ISLAMABAD: Admitting a complaint against the blockade of wheat transport into Khyber Pakhtunkhwa filed by the PTI government, the Supreme Court on Tuesday ordered the PML-N government in Punjab to refrain from taking unlawful measures.

Additional Advocate General Mustafa Ramday, who was representing the Punjab government, was also ordered by a three-judge Supreme Court bench headed by Justice Jawwad S. Khawaja to tell the court on May 28 why the wheat procured in Punjab by the KP government was not being allowed to be transported out of the province.

The bench was hearing an application filed by Jamaat-i-Islami’s secretary general Liaquat Baloch on the plight of hapless citizens who are being forced to buy flour at exorbitant prices despite the fact that Pakistan is proclaimed to be “an agricultural country”.

The petitioner argued that a steep rise in the cost of living was taxing the meagre resources of the people, making it hard for them to make ends meet and put food on the table for their families.

At the last hearing on May 13, the court had asked law officers of the federal and provincial governments to help determine the constitutional consequences in case provinces failed to provide essential food items to the most vulnerable segments of society, in violation of citizens’ fundamental rights.

In its order on Tuesday, the court repeated the same directions.

In an application moved by KP Advocate General Abdul Latif Yousufzai, the province deplored that the Punjab government had imposed an unannounced restriction on the movement of wheat from its territory into KP. He said for the past 20 days, trucks loaded with wheat and bound for KP were being off-loaded at checkposts.
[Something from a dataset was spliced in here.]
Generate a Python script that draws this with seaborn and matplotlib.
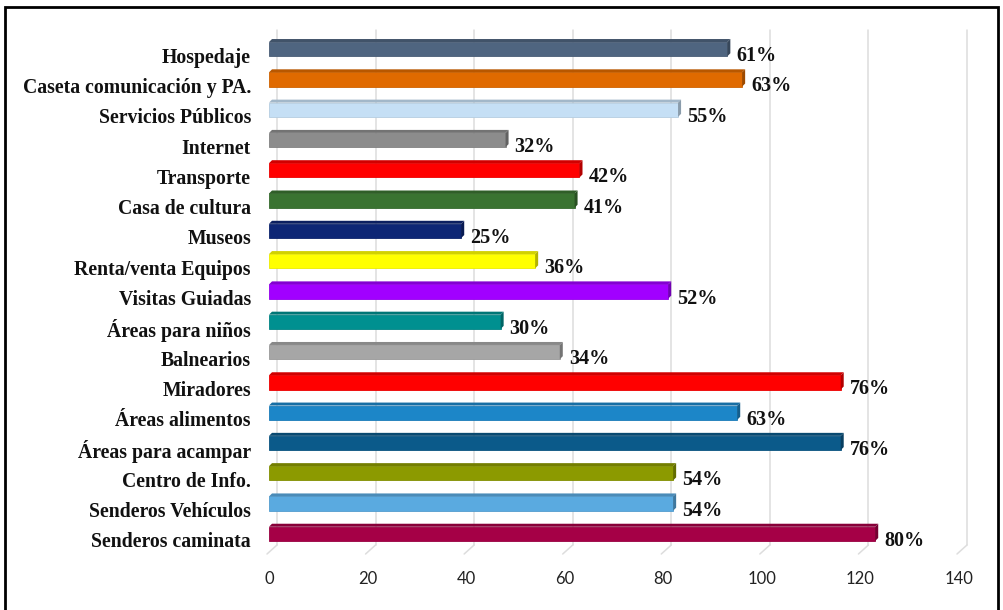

Court refuses to issue direction to National Assembly on wheat pricing


Not only is the restriction taking a toll on the transport system, the application stated, but this action was creating a shortage of wheat in the market, driving up the price of flour.

The free flow of edible commodities throughout Pakistan is

ensured under Article 151 of the Constitution, the application stated, adding that the federal government had fixed the procurement target of wheat to 0.450 million tons for KP for the year 2013-2014. This target has to be achieved during the current season ending June 30, 2014, the application said, adding that millers in KP were having a hard time getting the wheat they had purchased in Punjab, back to their mills for grinding.

During the proceedings, Advocate General of Balochistan Nazimud Din floated a proposal to bring down the price of wheat. The Balochistan government, he explained, had borrowed Rs5 billion from banks to buy wheat from growers each year and had to pay Rs680 million in interest on the loan. If the federal government paid the interest instead of the province, the saving would bring down the price of wheat by at least Rs3 per bag.

When Advocate Tauseef Asif, representing the petitioner, asked the court to pass an order requiring the government to consider reducing wheat prices in the budget, the court made it clear that it would not give any directions to the National Assembly. “You are representing the secretary general of a political party which is also being represented in the parliament,” Justice Khawaja observed, asking the counsel to ask his client to raise the matter in the assembly.

The court also ordered Attorney General Salman Aslam Butt to arrange a meeting of law officers of all the four provinces as well as the respective food secretaries with the assistance of Secretary of Ministry of National Food Security and Research Seerat Asghar on priority basis and submit a detail report on the next date of hearing.

The court also said that if the government could not ensure the fundamental rights of citizens by guaranteeing food security for the masses, it should amend the Constitution and delete the provisions that require it to do so. The court, the judges said, would interfere whenever the government failed to ensure the fundamental rights as guaranteed in the Constitution.